Computer Stocks & Bonds is a video game published in 1982 by The Avalon Hill Game Company. It was released for the Apple II, Atari 8-bit computers, VIC-20, Commodore 64, IBM PC, and the CP/M-based Heath/Zenith Z-90 and Z-100. It is an adaptation of the 3M bookshelf game Stocks & Bonds, which was originally released in 1964.

==Gameplay==
Computer Stocks & Bonds is a game in which the stock market is simulated. Players have ten turns, each representing one year, to invest in securities (the eponymous stocks and bonds) with differing risks and yields.

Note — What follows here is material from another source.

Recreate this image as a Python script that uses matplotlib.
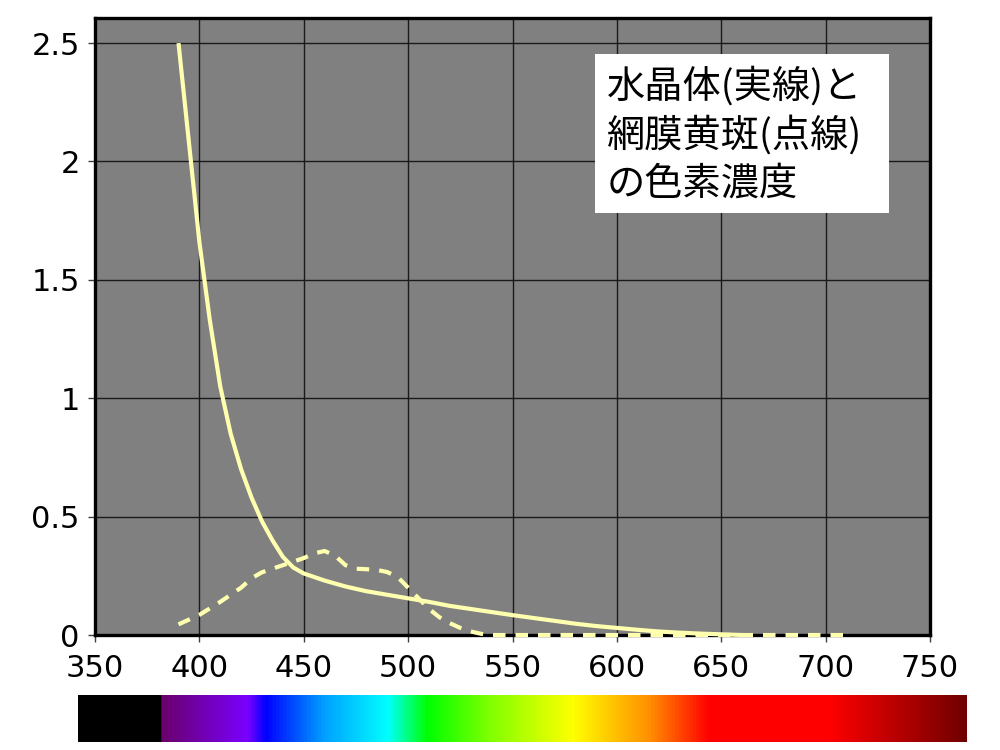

The securities' market prices fluctuate annually. The player who accumulates the most wealth by the end of the tenth year is declared the winner.

==Reception==
Bob Proctor reviewed the game for Computer Gaming World, and stated that "Plausible reasons are given for very large gains and losses but these are after the fact: winning is largely a matter of luck. Two factors make this game unique: it is the only one of the four available for computers other than the Apple and it is the only one which needs only 32K of RAM (instead of 48K)."